A CD has been designed for schoolchildren

It is packed with drawings, maps and educational aids



Bangalore: Nestled in the easternmost edge of the Western Ghats, the Biligiri Rangaswamy Temple (BRT) Wildlife Sanctuary has an astonishing variety of ecosystems for its rather modest size of 540 sq.km.

Dry scrubland and woodland savannas; deciduous forests and evergreen forests; and sholas and grasslands that together support as many as 245 species of birds, 145 species of butterflies and dozens of mammals including the tiger.

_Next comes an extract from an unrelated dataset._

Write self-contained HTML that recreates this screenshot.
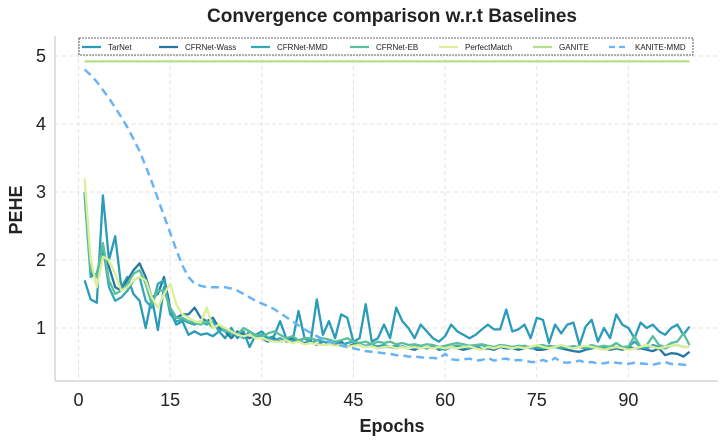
<!DOCTYPE html>
<html><head><meta charset="utf-8"><style>
html,body{margin:0;padding:0;background:#fff;}
svg{display:block;font-family:"Liberation Sans",Arial,sans-serif;}
</style></head><body>
<svg id="chart" width="726" height="443" viewBox="0 0 726 443">
<text x="392" y="22" text-anchor="middle" font-size="19" font-weight="bold" fill="#222">Convergence comparison w.r.t Baselines</text>
<g id="grid"></g>
<line x1="55" y1="36" x2="55" y2="381" stroke="#ccc" stroke-width="1.2"/>
<line x1="55" y1="381" x2="718" y2="381" stroke="#ccc" stroke-width="1.2"/>
<g id="ticks"></g>
<g id="series"></g>
<text x="392" y="432" text-anchor="middle" font-size="18" font-weight="bold" fill="#222">Epochs</text>
<text x="22" y="210" text-anchor="middle" font-size="18" font-weight="bold" fill="#222" transform="rotate(-90 22 210)">PEHE</text>
<g id="legend"></g>
</svg>
<script>
const xTicks=[0,15,30,45,60,75,90];
const yTicks=[1,2,3,4,5];
const seriesNames=["TarNet","CFRNet-Wass","CFRNet-MMD","CFRNet-EB","PerfectMatch","GANITE","KANITE-MMD"];
const tarnet=[1.7,1.42,1.37,2.95,2.0,2.35,1.6,1.75,1.5,1.4,1.0,1.45,0.97,1.6,1.25,1.05,1.1,0.9,0.95,0.9,0.92,0.88,0.95,0.85,1.0,0.85,0.95,0.72,0.9,0.95,0.85,0.88,1.1,0.85,0.8,1.25,0.85,0.8,1.42,0.9,1.1,0.85,1.2,1.15,0.8,0.85,1.35,0.8,0.85,1.05,0.85,1.3,1.1,1.0,0.85,1.05,0.95,0.85,0.8,0.88,1.05,0.95,0.9,0.85,0.9,0.98,1.05,0.98,0.98,1.27,0.95,0.98,1.05,0.85,1.15,1.12,0.78,1.05,0.92,1.05,1.08,0.75,1.02,1.12,0.8,1.0,0.85,1.2,1.05,1.0,0.85,1.08,1.0,1.05,0.95,0.9,1.0,1.05,0.9,1.02];
const cfrWass=[3.0,1.8,1.75,2.1,1.9,1.6,1.55,1.7,1.85,1.95,1.75,1.45,1.5,1.75,1.3,1.15,1.2,1.2,1.3,1.15,1.1,1.15,1.0,0.95,0.85,0.95,0.9,0.85,0.9,0.85,0.8,0.85,0.8,0.82,0.85,0.8,0.78,0.8,0.75,0.8,0.78,0.75,0.8,0.72,0.76,0.75,0.72,0.74,0.7,0.72,0.72,0.7,0.73,0.7,0.68,0.72,0.7,0.73,0.68,0.7,0.72,0.7,0.68,0.7,0.72,0.69,0.7,0.68,0.72,0.7,0.7,0.68,0.7,0.72,0.68,0.68,0.7,0.72,0.7,0.68,0.66,0.65,0.68,0.7,0.72,0.7,0.68,0.7,0.68,0.72,0.7,0.7,0.68,0.66,0.7,0.6,0.63,0.62,0.58,0.65];
const cfrMmd=[2.95,1.75,1.8,2.2,1.6,1.4,1.45,1.55,1.7,1.75,1.4,1.3,1.65,1.7,1.2,1.1,1.12,1.08,1.05,1.1,1.05,1.1,0.95,1.0,0.9,0.92,0.85,0.95,0.88,0.9,0.85,0.82,0.85,0.8,0.82,0.8,0.85,0.78,0.82,0.8,0.78,0.8,0.75,0.78,0.8,0.76,0.74,0.75,0.73,0.75,0.72,0.74,0.72,0.7,0.73,0.72,0.7,0.72,0.7,0.68,0.72,0.74,0.72,0.7,0.73,0.75,0.72,0.7,0.73,0.72,0.7,0.72,0.74,0.7,0.72,0.7,0.74,0.72,0.7,0.72,0.73,0.72,0.7,0.71,0.72,0.7,0.73,0.72,0.7,0.72,0.8,0.72,0.7,0.75,0.72,0.7,0.74,0.75,0.72,0.72];
const cfrEb=[3.0,1.85,1.75,2.25,1.7,1.5,1.55,1.65,1.8,1.85,1.65,1.35,1.55,1.55,1.3,1.15,1.15,1.1,1.08,1.05,1.1,1.0,1.05,0.95,0.95,0.9,1.0,0.95,0.9,0.88,0.92,0.95,0.9,0.85,0.88,0.82,0.85,0.85,0.82,0.85,0.83,0.8,0.82,0.85,0.8,0.78,0.8,0.76,0.8,0.78,0.8,0.76,0.78,0.75,0.76,0.74,0.76,0.75,0.72,0.74,0.76,0.78,0.76,0.74,0.75,0.76,0.74,0.72,0.75,0.74,0.72,0.74,0.73,0.72,0.74,0.75,0.72,0.73,0.74,0.72,0.7,0.73,0.72,0.75,0.72,0.74,0.72,0.78,0.72,0.73,0.88,0.72,0.75,0.88,0.75,0.72,0.78,0.8,0.92,0.75];
const perfect=[3.2,2.0,1.6,2.05,2.0,1.8,1.55,1.6,1.7,1.75,1.7,1.45,1.3,1.5,1.65,1.35,1.2,1.15,1.1,1.08,1.3,1.0,1.05,1.0,0.95,0.9,0.88,0.9,0.85,0.85,0.82,0.8,0.8,0.82,0.78,0.8,0.76,0.78,0.76,0.75,0.76,0.74,0.75,0.72,0.74,0.75,0.72,0.73,0.7,0.72,0.73,0.7,0.72,0.7,0.72,0.7,0.72,0.7,0.72,0.7,0.72,0.7,0.72,0.73,0.7,0.68,0.72,0.7,0.73,0.72,0.7,0.72,0.7,0.72,0.75,0.72,0.7,0.72,0.75,0.72,0.7,0.72,0.74,0.72,0.7,0.68,0.7,0.72,0.7,0.68,0.7,0.72,0.75,0.72,0.7,0.72,0.74,0.75,0.72,0.72];
const ganite=new Array(100).fill(4.92);
const kanite=[4.8,4.72,4.62,4.5,4.38,4.24,4.1,3.95,3.78,3.6,3.38,3.15,2.9,2.65,2.4,2.15,1.92,1.75,1.65,1.62,1.6,1.6,1.6,1.6,1.58,1.55,1.5,1.45,1.4,1.36,1.32,1.28,1.22,1.16,1.1,1.04,0.98,0.93,0.88,0.84,0.8,0.77,0.74,0.72,0.7,0.68,0.66,0.65,0.64,0.63,0.62,0.6,0.6,0.58,0.58,0.57,0.56,0.56,0.55,0.62,0.54,0.53,0.54,0.55,0.52,0.53,0.56,0.52,0.54,0.55,0.52,0.53,0.52,0.5,0.5,0.53,0.5,0.56,0.5,0.49,0.5,0.52,0.49,0.5,0.48,0.48,0.5,0.49,0.48,0.47,0.49,0.48,0.47,0.46,0.48,0.5,0.47,0.47,0.46,0.45];
const seriesData=[tarnet,cfrWass,cfrMmd,cfrEb,perfect,ganite,kanite];
const colors=["#2a9bb8","#2479a3","#35a8b8","#5cbf9c","#dcee98","#b2e08a","#6ab4f5"];
const NS="http://www.w3.org/2000/svg";
const xS=v=>78.5+v*6.11;
const yS=v=>328-(v-1)*68;
function mk(tag,attrs,parent){const e=document.createElementNS(NS,tag);for(const k in attrs)e.setAttribute(k,attrs[k]);parent.appendChild(e);return e;}
const grid=document.getElementById('grid'),ticks=document.getElementById('ticks');
xTicks.forEach(t=>{
 const l=mk('line',{x1:xS(t),x2:xS(t),y1:38,y2:381,stroke:'#e3e3e3','stroke-dasharray':'4,3'},grid);
 
 
 const tx=mk('text',{x:xS(t),y:406,'text-anchor':'middle','font-size':18,fill:'#222'},ticks);
 tx.textContent=t;
 
 
});
yTicks.forEach(t=>{
 const l=mk('line',{x1:55,x2:718,y1:yS(t),y2:yS(t),stroke:'#e3e3e3','stroke-dasharray':'4,3'},grid);
 
 
 const tx=mk('text',{x:46,y:yS(t)+6,'text-anchor':'end','font-size':18,fill:'#222'},ticks);
 tx.textContent=t;
 
 
});
const sg=document.getElementById('series');
seriesData.forEach((d,i)=>{
 const pts=d.map((v,j)=>xS(j+1).toFixed(1)+','+yS(v).toFixed(1)).join(' ');
 const attrs={points:pts,fill:'none',stroke:colors[i],'stroke-width':2.3,'stroke-linejoin':'round'};
 if(i===6){attrs['stroke-dasharray']='8,5';attrs['stroke-width']=2.5;}
 const p=mk('polyline',attrs,sg);
 
 
});
const lg=document.getElementById('legend');
const box=mk('rect',{x:79,y:38,width:614,height:17,fill:'#fff',stroke:'#333','stroke-width':0.8,'stroke-dasharray':'2,1'},lg);


const lx=[82,159,251,350,439,533,609];
seriesNames.forEach((n,i)=>{
 const ln=mk('line',{x1:lx[i],x2:lx[i]+19,y1:47,y2:47,stroke:colors[i],'stroke-width':2.3},lg);
 if(i===6)ln.setAttribute('stroke-dasharray','6,4');
 
 
 const t=mk('text',{x:lx[i]+26,y:50,'font-size':8,fill:'#222'},lg);
 t.textContent=n;
 
 
});
</script>
</body></html>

The Biligiri Rangaswamy Temple (BRT) Wildlife Sanctuary will now be brought alive for children in classrooms in the form of a CD. “Forests Alive!” is packed with drawings, maps, 175 activities and educational aids such as posters, flash cards and game cards specific to BR Hills. It is designed for students of classes I to X as part of an environment education programme.

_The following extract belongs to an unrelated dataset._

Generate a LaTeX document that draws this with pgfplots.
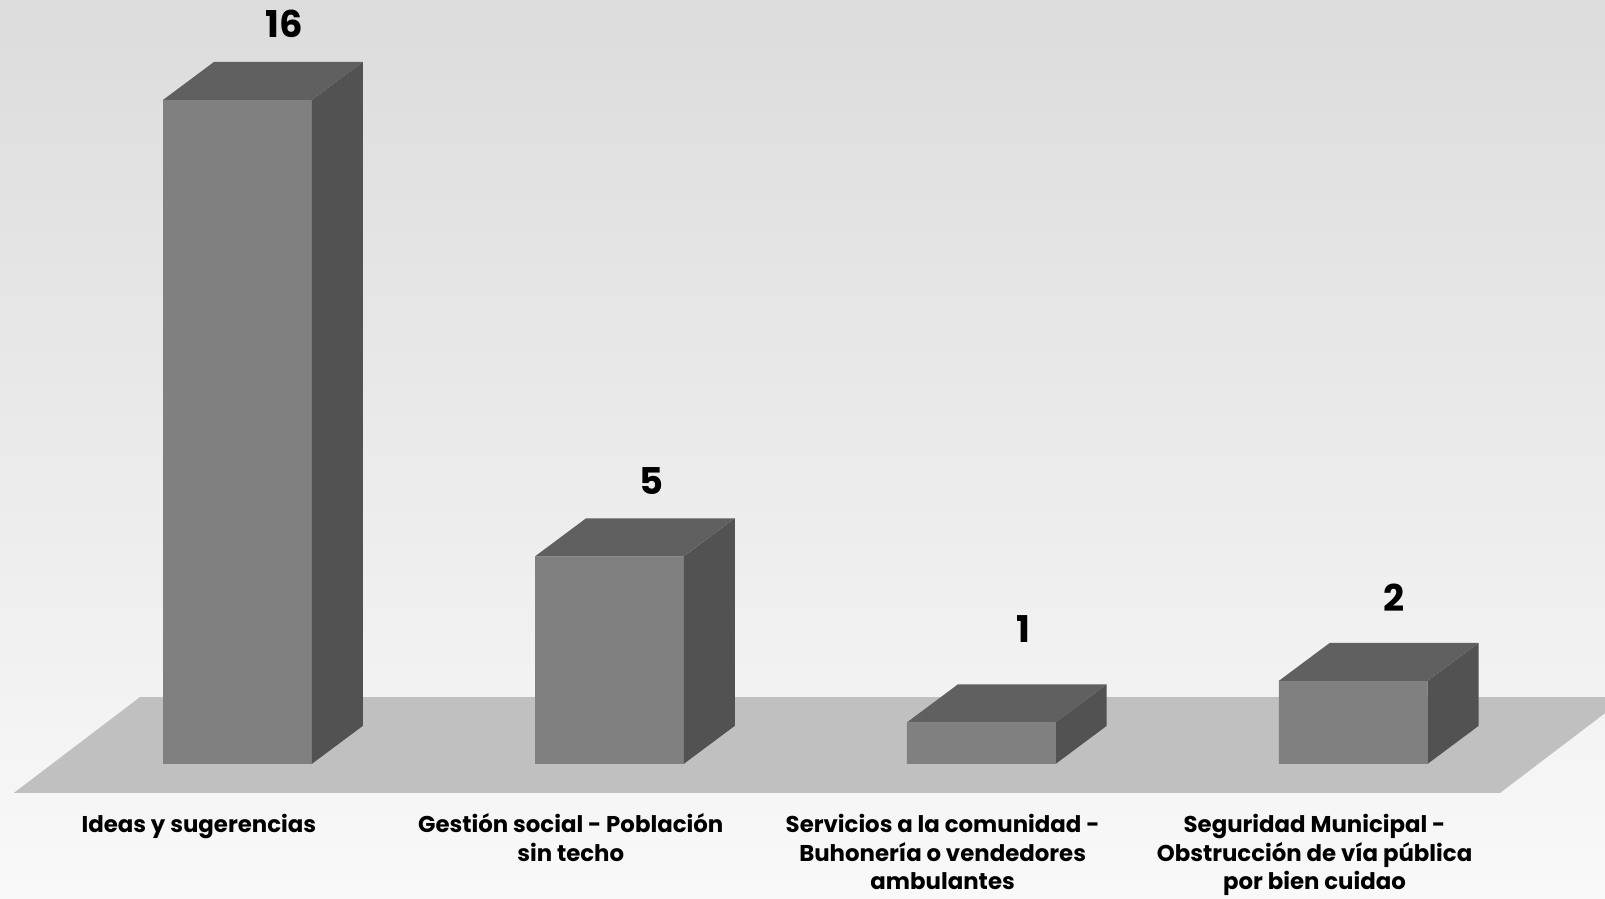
\documentclass[border=0pt]{standalone}
\usepackage{fontspec}
\setmainfont{Poppins}
\usepackage{pgfplots}
\usepackage{pgfplotstable}
\pgfplotsset{compat=1.18}
\definecolor{frontc}{HTML}{808080}
\definecolor{topc}{HTML}{606060}
\definecolor{sidec}{HTML}{525252}
\definecolor{floorc}{HTML}{C0C0C0}
\definecolor{bgtop}{HTML}{DCDCDC}
\definecolor{bgbot}{HTML}{F9F9F9}
\newcommand{\lst}{\rule{0pt}{0.26cm}}

\pgfplotstableread{
x v
0 16
1 5
2 1
3 2
}\bardata

\begin{document}
\begin{tikzpicture}
\begin{axis}[
  scale only axis, width=16.05cm, height=8.98cm,
  xmin=-0.6386, xmax=3.677, ymin=-3.241, ymax=18.398,
  axis line style={draw=none},
  major tick length=0pt,
  axis background/.style={shade, top color=bgtop, bottom color=bgbot},
  xtick={-0.104,0.896,1.896,2.896},
  xticklabels={{\lst Ideas y sugerencias},{\lst Gestión social - Población\\sin techo},{\lst Servicios a la comunidad -\\Buhonería o vendedores\\ambulantes},{\lst Seguridad Municipal -\\Obstrucción de vía pública\\por bien cuidao}},
  xticklabel style={anchor=north, yshift=0.925cm, align=center, inner sep=0pt, font=\bfseries\fontsize{6.5}{8.1}\selectfont},
  ytick=\empty,
  clip=true,
]
\addplot[fill=floorc, draw=none] coordinates {(-0.601,-0.699) (3.395,-0.699) (3.734,1.61) (-0.262,1.61)};
\addplot[ybar, bar width=0.4, fill=frontc, draw=none] table[x=x,y=v]{\bardata};
\pgfplotsforeachungrouped \i in {0,...,3}{
  \pgfplotstablegetelem{\i}{x}\of\bardata \let\bx\pgfplotsretval
  \pgfplotstablegetelem{\i}{v}\of\bardata \let\bv\pgfplotsretval
  \pgfmathsetmacro\xl{\bx-0.2}
  \pgfmathsetmacro\xr{\bx+0.2}
  \pgfmathsetmacro\xrb{\bx+0.2+0.1371}
  \pgfmathsetmacro\xlb{\bx-0.2+0.1371}
  \pgfmathsetmacro\yb{\bv+0.916}
  \edef\tmp{\noexpand\addplot[fill=sidec, draw=none] coordinates {(\xr,0) (\xrb,0.916) (\xrb,\yb) (\xr,\bv)};
    \noexpand\addplot[fill=topc, draw=none] coordinates {(\xl,\bv) (\xlb,\yb) (\xrb,\yb) (\xr,\bv)};}
  \tmp
}
\addplot[draw=none, mark=none, nodes near coords, point meta=explicit symbolic,
  nodes near coords style={anchor=base, inner sep=0pt, text=black, font=\bfseries\fontsize{10.5}{12}\selectfont}]
  coordinates {(0.125,17.51)[16] (1.112,6.49)[5] (2.112,2.93)[1] (3.11,3.68)[2]};
\end{axis}
\end{tikzpicture}
\end{document}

The CD also deals with socio-economic issues of environment and development, the lives and livelihood of the Soliga tribal community, agricultural diversity, non-timber forest produce, health and nutrition.

The CD is the result of a three-year-long collaboration between the Ashoka Trust for Research in Ecology and the Environment (ATREE), Pune-based Kalpavriksh Environment Action Group and the Vivekananda Girijana Kalyana Kendra (VGKK). The BRT sanctuary may be the special reference for the CD, created for teachers of the VGKK School located within the sanctuary. But it can be adapted by educators in co-curricular learning programmes elsewhere too, say the authors. It can provide information to wildlife tourists, non-governmental organisations and just about anyone interested.

The Kannada version of the CD “Vana Sanjeevana,” translated by writer and Rajyotsava Award winner Nagesh Hegde, will be out in book form shortly.